--- WHAT YOU HAVE TO DO ---
Retype exactly the lines from the first one through the line with "from matplotlib.patches import Rectangle", including both ends; skip any pictures.

[Dataset rows]
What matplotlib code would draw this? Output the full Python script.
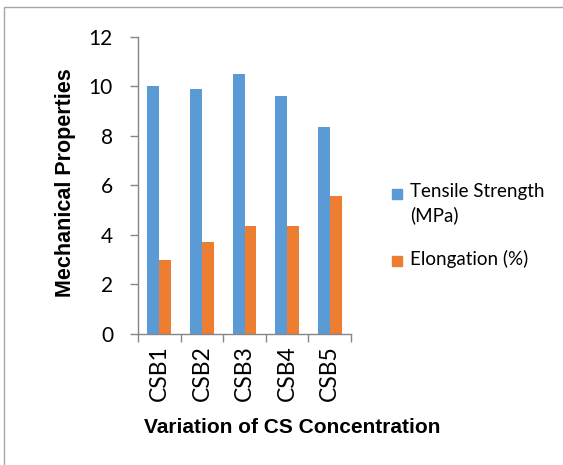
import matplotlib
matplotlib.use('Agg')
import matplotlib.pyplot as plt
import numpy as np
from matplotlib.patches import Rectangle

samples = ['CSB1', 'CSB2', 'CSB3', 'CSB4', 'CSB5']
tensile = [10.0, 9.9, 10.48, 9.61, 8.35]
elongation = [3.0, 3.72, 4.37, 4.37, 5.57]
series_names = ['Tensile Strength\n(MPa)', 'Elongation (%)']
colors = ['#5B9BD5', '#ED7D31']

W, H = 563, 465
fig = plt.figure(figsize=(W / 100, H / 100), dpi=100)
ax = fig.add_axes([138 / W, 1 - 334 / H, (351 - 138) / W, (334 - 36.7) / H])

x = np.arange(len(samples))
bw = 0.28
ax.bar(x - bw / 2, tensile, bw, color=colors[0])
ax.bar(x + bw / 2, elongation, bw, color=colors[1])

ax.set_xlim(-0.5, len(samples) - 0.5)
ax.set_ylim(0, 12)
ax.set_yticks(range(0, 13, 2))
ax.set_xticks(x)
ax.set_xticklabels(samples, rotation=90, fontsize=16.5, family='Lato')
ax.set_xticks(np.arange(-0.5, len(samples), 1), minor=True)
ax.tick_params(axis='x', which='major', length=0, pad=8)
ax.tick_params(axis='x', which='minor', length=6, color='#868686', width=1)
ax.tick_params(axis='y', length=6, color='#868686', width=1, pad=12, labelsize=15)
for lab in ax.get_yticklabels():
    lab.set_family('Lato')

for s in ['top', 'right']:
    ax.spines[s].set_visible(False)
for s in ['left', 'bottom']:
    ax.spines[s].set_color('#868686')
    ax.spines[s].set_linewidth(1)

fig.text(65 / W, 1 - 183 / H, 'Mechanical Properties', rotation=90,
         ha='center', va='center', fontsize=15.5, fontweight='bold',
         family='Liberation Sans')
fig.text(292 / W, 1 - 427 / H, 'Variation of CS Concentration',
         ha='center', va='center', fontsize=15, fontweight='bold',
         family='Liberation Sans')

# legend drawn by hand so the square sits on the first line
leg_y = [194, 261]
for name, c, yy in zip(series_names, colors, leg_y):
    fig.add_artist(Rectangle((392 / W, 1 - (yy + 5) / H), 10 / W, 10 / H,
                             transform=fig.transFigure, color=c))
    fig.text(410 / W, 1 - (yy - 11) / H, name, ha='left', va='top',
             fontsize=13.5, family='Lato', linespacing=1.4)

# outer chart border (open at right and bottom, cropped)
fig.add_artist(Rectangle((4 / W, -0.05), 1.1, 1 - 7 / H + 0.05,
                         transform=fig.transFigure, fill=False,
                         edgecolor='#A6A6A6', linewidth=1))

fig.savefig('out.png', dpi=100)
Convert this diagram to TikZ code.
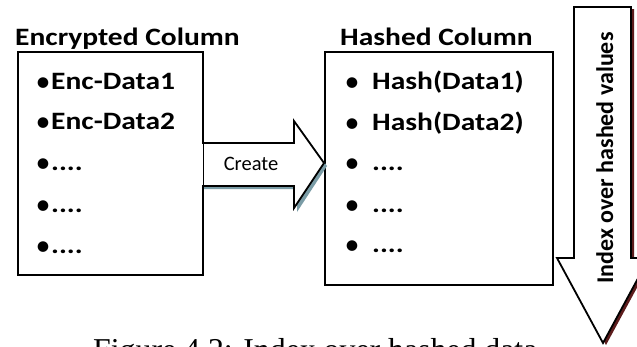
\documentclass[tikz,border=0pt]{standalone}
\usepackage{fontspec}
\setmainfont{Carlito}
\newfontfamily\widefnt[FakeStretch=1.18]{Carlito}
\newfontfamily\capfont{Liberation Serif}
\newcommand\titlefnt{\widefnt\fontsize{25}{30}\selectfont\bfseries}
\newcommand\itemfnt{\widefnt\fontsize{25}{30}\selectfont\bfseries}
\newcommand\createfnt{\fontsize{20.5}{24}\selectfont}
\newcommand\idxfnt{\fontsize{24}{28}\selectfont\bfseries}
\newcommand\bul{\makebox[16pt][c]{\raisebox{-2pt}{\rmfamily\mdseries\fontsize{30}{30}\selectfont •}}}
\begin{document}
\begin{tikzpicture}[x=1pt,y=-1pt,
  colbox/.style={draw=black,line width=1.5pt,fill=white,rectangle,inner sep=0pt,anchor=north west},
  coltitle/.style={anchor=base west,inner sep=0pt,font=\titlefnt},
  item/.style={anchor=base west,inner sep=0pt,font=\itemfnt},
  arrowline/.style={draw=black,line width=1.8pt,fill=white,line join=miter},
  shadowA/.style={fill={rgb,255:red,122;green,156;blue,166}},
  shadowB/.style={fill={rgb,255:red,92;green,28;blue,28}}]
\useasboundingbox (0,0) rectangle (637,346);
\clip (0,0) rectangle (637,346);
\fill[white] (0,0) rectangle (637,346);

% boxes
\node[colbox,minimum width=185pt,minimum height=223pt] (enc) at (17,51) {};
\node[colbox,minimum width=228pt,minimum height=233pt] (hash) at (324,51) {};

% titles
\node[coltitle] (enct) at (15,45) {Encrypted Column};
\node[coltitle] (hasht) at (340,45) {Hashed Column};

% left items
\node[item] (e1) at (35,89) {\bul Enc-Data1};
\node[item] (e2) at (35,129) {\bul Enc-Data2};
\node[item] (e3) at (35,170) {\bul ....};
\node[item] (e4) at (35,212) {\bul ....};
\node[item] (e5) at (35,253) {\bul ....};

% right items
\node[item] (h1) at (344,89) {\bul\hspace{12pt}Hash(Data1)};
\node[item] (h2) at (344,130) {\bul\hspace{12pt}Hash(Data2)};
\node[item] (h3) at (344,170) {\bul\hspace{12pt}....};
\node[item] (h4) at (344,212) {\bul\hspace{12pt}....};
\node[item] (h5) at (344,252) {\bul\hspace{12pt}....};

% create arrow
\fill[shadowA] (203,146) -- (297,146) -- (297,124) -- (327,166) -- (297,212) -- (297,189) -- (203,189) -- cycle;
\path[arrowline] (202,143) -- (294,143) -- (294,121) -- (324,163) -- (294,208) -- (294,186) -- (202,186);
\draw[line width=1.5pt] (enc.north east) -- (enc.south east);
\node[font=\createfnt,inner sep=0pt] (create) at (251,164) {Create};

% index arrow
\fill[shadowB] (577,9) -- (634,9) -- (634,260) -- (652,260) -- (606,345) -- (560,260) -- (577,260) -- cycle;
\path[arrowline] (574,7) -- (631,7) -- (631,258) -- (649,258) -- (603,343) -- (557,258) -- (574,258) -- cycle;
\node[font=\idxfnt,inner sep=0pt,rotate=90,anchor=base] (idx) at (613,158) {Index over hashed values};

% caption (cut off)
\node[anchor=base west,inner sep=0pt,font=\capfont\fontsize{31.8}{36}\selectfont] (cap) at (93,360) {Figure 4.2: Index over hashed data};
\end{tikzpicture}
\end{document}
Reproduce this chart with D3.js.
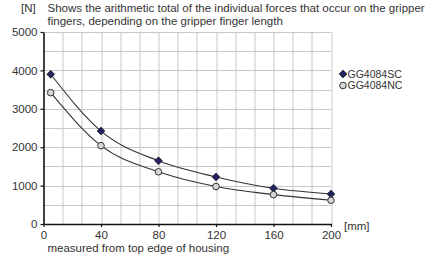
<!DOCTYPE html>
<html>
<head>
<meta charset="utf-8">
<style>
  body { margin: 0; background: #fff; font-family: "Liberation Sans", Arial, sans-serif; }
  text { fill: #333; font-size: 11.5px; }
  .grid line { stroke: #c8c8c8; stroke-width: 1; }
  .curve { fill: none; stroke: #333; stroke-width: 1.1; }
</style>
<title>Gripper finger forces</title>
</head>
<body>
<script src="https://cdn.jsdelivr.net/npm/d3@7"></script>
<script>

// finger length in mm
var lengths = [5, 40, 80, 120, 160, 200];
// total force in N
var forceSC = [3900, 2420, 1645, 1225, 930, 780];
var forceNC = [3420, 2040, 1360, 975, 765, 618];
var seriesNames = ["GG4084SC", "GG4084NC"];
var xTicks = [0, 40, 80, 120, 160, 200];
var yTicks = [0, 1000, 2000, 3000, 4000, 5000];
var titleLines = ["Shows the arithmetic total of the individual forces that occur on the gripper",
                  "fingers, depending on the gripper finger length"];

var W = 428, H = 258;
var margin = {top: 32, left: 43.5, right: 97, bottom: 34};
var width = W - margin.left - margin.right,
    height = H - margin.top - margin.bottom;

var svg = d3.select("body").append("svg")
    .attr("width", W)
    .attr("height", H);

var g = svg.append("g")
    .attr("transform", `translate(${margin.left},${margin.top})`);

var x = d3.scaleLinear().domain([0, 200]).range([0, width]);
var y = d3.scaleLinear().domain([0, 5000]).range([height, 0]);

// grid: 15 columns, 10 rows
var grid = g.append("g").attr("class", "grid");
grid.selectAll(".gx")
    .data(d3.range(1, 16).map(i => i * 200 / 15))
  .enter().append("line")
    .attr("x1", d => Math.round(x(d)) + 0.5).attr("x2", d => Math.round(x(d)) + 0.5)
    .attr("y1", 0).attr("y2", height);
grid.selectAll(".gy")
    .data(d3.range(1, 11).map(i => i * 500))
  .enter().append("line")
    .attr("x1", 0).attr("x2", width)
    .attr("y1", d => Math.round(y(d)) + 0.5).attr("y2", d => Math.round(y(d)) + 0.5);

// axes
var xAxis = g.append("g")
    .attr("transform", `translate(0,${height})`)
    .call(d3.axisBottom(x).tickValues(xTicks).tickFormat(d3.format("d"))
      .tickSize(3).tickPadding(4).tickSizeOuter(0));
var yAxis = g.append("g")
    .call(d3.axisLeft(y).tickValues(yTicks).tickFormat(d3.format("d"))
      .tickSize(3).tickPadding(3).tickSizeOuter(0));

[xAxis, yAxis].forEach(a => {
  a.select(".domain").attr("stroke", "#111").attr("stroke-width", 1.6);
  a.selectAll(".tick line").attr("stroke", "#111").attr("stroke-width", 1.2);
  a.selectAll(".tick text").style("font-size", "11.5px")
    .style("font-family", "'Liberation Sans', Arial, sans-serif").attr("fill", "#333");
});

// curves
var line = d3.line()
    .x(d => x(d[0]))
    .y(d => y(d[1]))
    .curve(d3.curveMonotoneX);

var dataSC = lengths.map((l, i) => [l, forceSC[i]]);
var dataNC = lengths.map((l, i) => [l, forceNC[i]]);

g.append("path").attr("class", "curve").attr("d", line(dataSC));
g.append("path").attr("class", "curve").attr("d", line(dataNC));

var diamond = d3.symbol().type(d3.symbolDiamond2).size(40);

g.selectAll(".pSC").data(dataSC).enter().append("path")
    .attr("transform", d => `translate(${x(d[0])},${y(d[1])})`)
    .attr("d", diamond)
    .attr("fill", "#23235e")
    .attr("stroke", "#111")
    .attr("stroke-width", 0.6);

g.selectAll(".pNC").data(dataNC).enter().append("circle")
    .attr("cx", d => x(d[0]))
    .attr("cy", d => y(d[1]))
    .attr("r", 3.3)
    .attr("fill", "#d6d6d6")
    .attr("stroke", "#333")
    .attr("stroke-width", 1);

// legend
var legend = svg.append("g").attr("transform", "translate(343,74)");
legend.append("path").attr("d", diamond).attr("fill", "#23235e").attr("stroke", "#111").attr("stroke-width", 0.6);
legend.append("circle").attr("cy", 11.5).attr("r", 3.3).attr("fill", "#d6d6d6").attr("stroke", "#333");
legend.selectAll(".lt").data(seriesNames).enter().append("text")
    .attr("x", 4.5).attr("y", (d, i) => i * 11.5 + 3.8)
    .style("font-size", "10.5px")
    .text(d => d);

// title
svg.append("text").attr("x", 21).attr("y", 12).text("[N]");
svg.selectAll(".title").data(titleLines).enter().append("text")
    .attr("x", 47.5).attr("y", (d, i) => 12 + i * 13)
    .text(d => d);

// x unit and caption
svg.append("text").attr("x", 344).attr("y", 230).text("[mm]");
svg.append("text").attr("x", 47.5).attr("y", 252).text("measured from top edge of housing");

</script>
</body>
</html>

--- WRITTEN RESPONSE ---
What matplotlib code would draw this? Output the full Python script.
import matplotlib
matplotlib.use('Agg')
import matplotlib.pyplot as plt
import numpy as np
from matplotlib.patches import Rectangle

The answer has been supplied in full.